Katz was an essential, if inconspicuous, participant in the late 1970s popularization of the term. In 1973, he created the idea of a mammoth 768-page sustained comic-strip narrative, The First Kingdom, which he sold to his publisher Bud Plant as a “graphic novel.” He used the same term in an August 7, 1974, letter to Will Eisner: “What I am starting is a graphic novel in which every incident is illustrated.” Eisner would have been responsive to the concept. In an interview granted to John Benson in 1968, he had expressed his interest in “the so called ‘graphic story,’ . . . a whole novel in comic form.” It is no wonder that “graphic novel” was the term that occurred to him when he started pitching the project that became A Contract with God, and Other Tenement Stories (1978); the softcover edition of the book bore the subtitle “A Graphic Novel by Will Eisner.” Still, the term did not appear in the introduction, where he placed his work under the aegis of Lynd Ward’s woodcut novels instead. Hence, although Eisner did not coin the term graphic novel, A Contract with God popularized the term within the comic book industry.
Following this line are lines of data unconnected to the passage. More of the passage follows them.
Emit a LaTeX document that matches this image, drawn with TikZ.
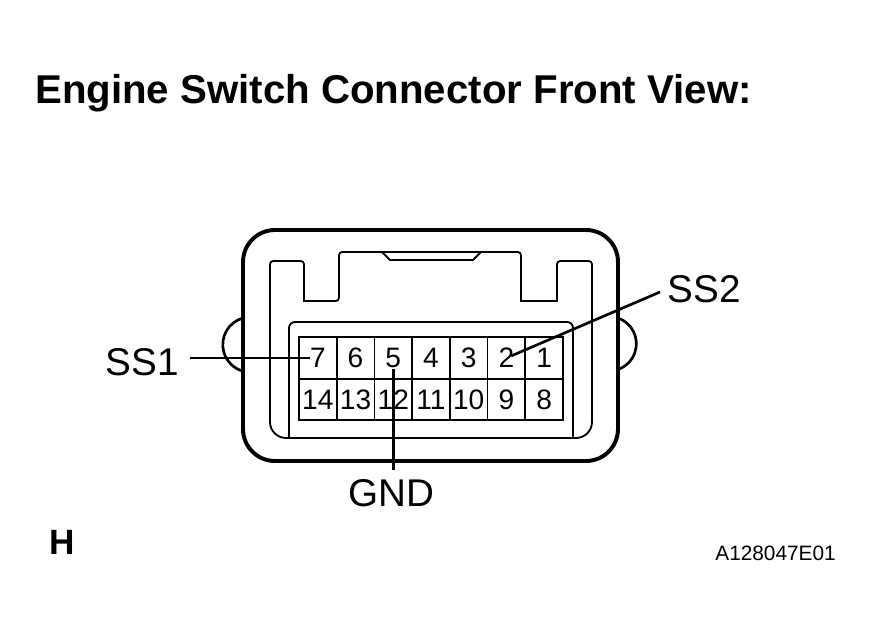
\documentclass[tikz,border=0pt]{standalone}
\usepackage{fontspec}
\setmainfont{Liberation Sans}
\tikzset{
  shell/.style={line width=2.8pt},
  inner wall/.style={line width=1.3pt},
  pincell/.style={draw, line width=1.2pt, minimum width=.943cm, minimum height=1.0375cm, inner sep=0pt, outer sep=0pt, font=\fontsize{20}{20}\selectfont},
  callout/.style={font=\fontsize{27.5}{28}\selectfont, inner sep=.1cm},
  leader/.style={line width=1.9pt}
}

\begin{document}
\begin{tikzpicture}
\useasboundingbox (0,0) rectangle (21.75,15.925);

\node[anchor=base west, inner sep=0pt, font=\bfseries\fontsize{28.6}{29}\selectfont] (title) at (.875,13.325) {Engine Switch Connector Front View:};

% outer shell
\draw[shell, rounded corners=.8cm] (6.075,4.4) rectangle (15.45,10.175);
\draw[leader] (6.075,7.975) arc[start angle=105.5, end angle=254.5, radius=.69cm];
\draw[leader] (15.45,7.975) arc[start angle=71, end angle=-71, radius=.68cm];

% inner wall
\draw[inner wall] (8.475,8.4) -- (7.6,8.4) [rounded corners=.08cm] -- (7.6,9.4) -- (6.75,9.4) [rounded corners=.4cm] -- (6.75,4.975) -- (14.8,4.975) [rounded corners=.08cm] -- (14.8,9.4) -- (13.925,9.4) [sharp corners] -- (13.925,8.4) -- (13.025,8.4) [rounded corners=.08cm] -- (13.025,9.625) -- (8.475,9.625) -- cycle;
\draw[inner wall] (9.55,9.625) -- (9.75,9.425) -- (11.825,9.425) -- (12.025,9.625);
\draw[inner wall, rounded corners=.15cm] (7.225,4.975) -- (7.225,7.875) -- (14.325,7.875) -- (14.325,4.975);

% pins
\node[pincell] (p7) at (7.946,6.975) {7};
\node[pincell] (p6) at (8.889,6.975) {6};
\node[pincell] (p5) at (9.832,6.975) {5};
\node[pincell] (p4) at (10.775,6.975) {4};
\node[pincell] (p3) at (11.718,6.975) {3};
\node[pincell] (p2) at (12.661,6.975) {2};
\node[pincell] (p1) at (13.604,6.975) {1};
\node[pincell] (p14) at (7.946,5.9375) {14};
\node[pincell] (p13) at (8.889,5.9375) {13};
\node[pincell] (p12) at (9.832,5.9375) {12};
\node[pincell] (p11) at (10.775,5.9375) {11};
\node[pincell] (p10) at (11.718,5.9375) {10};
\node[pincell] (p9) at (12.661,5.9375) {9};
\node[pincell] (p8) at (13.604,5.9375) {8};

% callouts
\node[callout] (ss1) at (3.55,6.875) {SS1};
\node[callout] (ss2) at (17.6,8.7) {SS2};
\node[callout] (gnd) at (9.775,3.6) {GND};
\coordinate (ss2end) at (16.5,8.625);

\draw[leader, shorten <=.175cm, shorten >=.2cm] (ss1.east |- p7.center) -- (p7.center);
\draw[leader, shorten >=.13cm] (ss2end) -- (p2.center);
\draw[leader, shorten <=.125cm, shorten >=.275cm] (p5.center |- gnd.north) -- (p5.center);

\node[anchor=base west, inner sep=0pt, font=\bfseries\fontsize{25}{25}\selectfont] (sheet) at (1.24,2.05) {H};
\node[anchor=base east, inner sep=0pt, font=\fontsize{14.8}{15}\selectfont] (code) at (20.9,1.9) {A128047E01};
\end{tikzpicture}
\end{document}
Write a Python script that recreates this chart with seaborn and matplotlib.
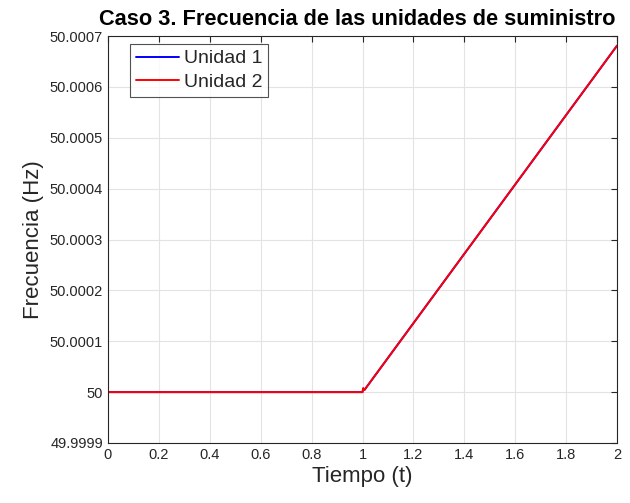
import numpy as np
import pandas as pd
import matplotlib
matplotlib.use("Agg")
import matplotlib.pyplot as plt
import seaborn as sns
from matplotlib.ticker import FuncFormatter

# Time samples (s) and frequency of each supply unit (Hz)
tiempo = [0.0, 0.5, 1.0, 1.003, 1.008, 1.5, 2.0]
unidad1 = [50.0, 50.0, 50.0, 50.0000075, 50.0000045, 50.00034, 50.000681]
unidad2 = [50.0, 50.0, 50.0, 50.0000075, 50.0000045, 50.00034, 50.000681]

series = ["Unidad 1", "Unidad 2"]
colores = ["#0000ff", "#ff0000"]

yticks = [49.9999, 50.0, 50.0001, 50.0002, 50.0003, 50.0004, 50.0005, 50.0006, 50.0007]
xticks = [0, 0.2, 0.4, 0.6, 0.8, 1.0, 1.2, 1.4, 1.6, 1.8, 2.0]

df = pd.concat([
    pd.DataFrame({"t": tiempo, "f": unidad1, "serie": series[0]}),
    pd.DataFrame({"t": tiempo, "f": unidad2, "serie": series[1]}),
])

sns.set_style("white")
plt.rcParams["font.family"] = ["Liberation Sans", "DejaVu Sans"]

fig = plt.figure(figsize=(6.3, 5.03), dpi=100)
ax = fig.add_axes([0.1714, 0.1193, 0.8080, 0.8091])

sns.lineplot(data=df, x="t", y="f", hue="serie", palette=colores,
             linewidth=1.4, ax=ax, estimator=None, sort=False)

ax.set_xlim(0, 2)
ax.set_ylim(49.9999, 50.0007)
ax.set_xticks(xticks)
ax.set_yticks(yticks)
ax.xaxis.set_major_formatter(FuncFormatter(lambda v, p: f"{v:g}"))
ax.yaxis.set_major_formatter(FuncFormatter(lambda v, p: f"{v:.4f}".rstrip("0").rstrip(".")))

ax.grid(True, color="#e3e3e3", linewidth=0.8)
ax.set_axisbelow(True)
for s in ax.spines.values():
    s.set_color("#262626")
    s.set_linewidth(0.8)
ax.tick_params(direction="in", top=True, right=True, length=4, width=0.8,
               colors="#262626", labelsize=10.5, labelcolor="#262626")

ax.set_xlabel("Tiempo (t)", fontsize=16, color="#262626", labelpad=3)
ax.set_ylabel("Frecuencia (Hz)", fontsize=16, color="#262626")
ax.set_title("Caso 3. Frecuencia de las unidades de suministro",
             fontsize=15.7, fontweight="bold", color="black", pad=8, x=0.49)

leg = ax.legend(loc="upper left", bbox_to_anchor=(0.035, 0.99), fontsize=14,
                frameon=True, fancybox=False, edgecolor="#262626",
                handlelength=2.25, borderpad=0.3, labelspacing=0.3,
                handletextpad=0.25, borderaxespad=0.2)
leg.get_frame().set_linewidth(0.8)

fig.savefig("out.png", dpi=100)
Breaking into Bookstores and Mainstream Culture
In the 1980s, the emerging direct-distribution market embraced the graphic novel as one of the formats designed for specialty bookstores. The Marvel Graphic Novels, a line launched in 1982, were glorified vehicles for otherwise fairly traditional superhero narratives or new concepts liable to be turned into continuing titles. The format established by Marvel (8.5-inch-by-11-inch softcover one-shots printed on quality paper and written and illustrated by big-name creators) became the template of the graphic novel lines issued by DC Comics and various alternative publishers of the day, including Pacific Comics, Eclipse Comics, and First Comics.
While they thrived in the direct market, graphic novels were a tiny niche market for regular bookstores by the mid-1980s. According to an article in the May 1987 issue of the trade publication American Bookseller, the attention paid to comics by mainstream media had turned graphic novel into “an industry buzz-word” even though most booksellers at first saw it as “a two or three-book field,” referencing Art Spiegelman’s Maus (1986), Harvey Pekar’s American Splendor (first published in 1976), and Frank Miller’s Batman: The Dark Knight Returns (1986). Over the following fifteen years, the book trade gave up its decades-long reluctance to carry nonperiodical comics.
By the late 1980s, it seemed that the term was about to go mainstream and become the label that would eventually dissociate comics art from its traditional connotations of juvenile entertainment and lowbrow escapism, as had been happening in Western Europe since the 1970s. The term subsequently became a marketing category encompassing trade paperback or hardback reprints of syndicated strips or periodical comic books, original graphic novels, and translations of foreign material, including manga. Throughout the 1990s, general bookstores moved books featuring comics from “humor” sections to newly created “graphic novels” sections.
Many saw the Pulitzer Prize awarded to Maus in 1992 as a signal of definitive cultural recognition. The same could be said about the entry of graphic novels into libraries. However, in a 1998 piece for The New York Times Book Review, Tom De Haven pointed out a persistent cultural reticence among college students and highbrow types: Visibly, graphic novels had not managed to overcome the stigma of comics. However, the positive reception of several high-profile books in the following decade, such as Jimmy Corrigan (2000), In the Shadow of No Towers (2004), Black Hole (2005), and Fun Home (2006), turned the tables and settled the graphic novel in middlebrow-to-highbrow culture.
In the mid-2020s, the term graphic novel became widely accepted and can be found in bookstores, libraries, on the Internet, and in social media. It has played a vital role in the acceptance of comics as legitimate forms of literature. While Maus led the way to this acceptance after winning the Pulitzer, graphic novels such as March: Book Three (2009) by John Lewis, Andrew Aydin, and Nate Powell, which won the National Book Award, have continued this trend, leading to academia’s increased approval of graphic novels. Still, the debate regarding the term continues.
Impact
Regardless of the public and media interest in the format, various criticisms of the term have risen among creators. Some say graphic novels is a marketing term that lumps together the best and worst of the industry’s output. Others have argued it is an unnecessarily pretentious way to designate comic books. Still others have created alternate appellations—“picture novella” (Seth), “comic-strip novel” (Dan Clowes)—as tongue-in-cheek responses to what they perceive as the term’s increasingly commercial connotations.
It is undeniable that the popularization of the term “graphic novel” has played a significant role in the cultural acceptance of comics art. Regarding the genre’s long-term history, the simultaneous shift of the industry’s dominant economic model from magazine to book publishing has been a fairly unique example of Europeanization (or, arguably, Japanization) of an American popular cultural medium.
Bibliography
Couch, Chris. “The Publication and Formats of Comics, Graphic Novels, and Tankobon by Chris Couch.” Image & Narrative, Dec. 2000, www.imageandnarrative.be/inarchive/narratology/chriscouch.htm. Accessed 3 Aug. 2024.
Gabilliet, Jean-Paul. Of Comics and Men: A Cultural History of American Comic Books. Translated by Bart Beaty and Nick Nguyen. Jackson: University Press of Mississippi, 2010.
Hatfield, Charles. Alternative Comics: An Emerging Literature. Jackson: University Press of Mississippi, 2005.
Weldon, Glen. “The Term 'Graphic Novel' Has Had A Good Run. We Don't Need It Anymore.” NPR, 17 Nov. 2016, www.npr.org/2016/11/17/502422829/the-term-graphic-novel-has-had-a-good-run-we-dont-need-it-anymore. Accessed 3 Aug. 2024.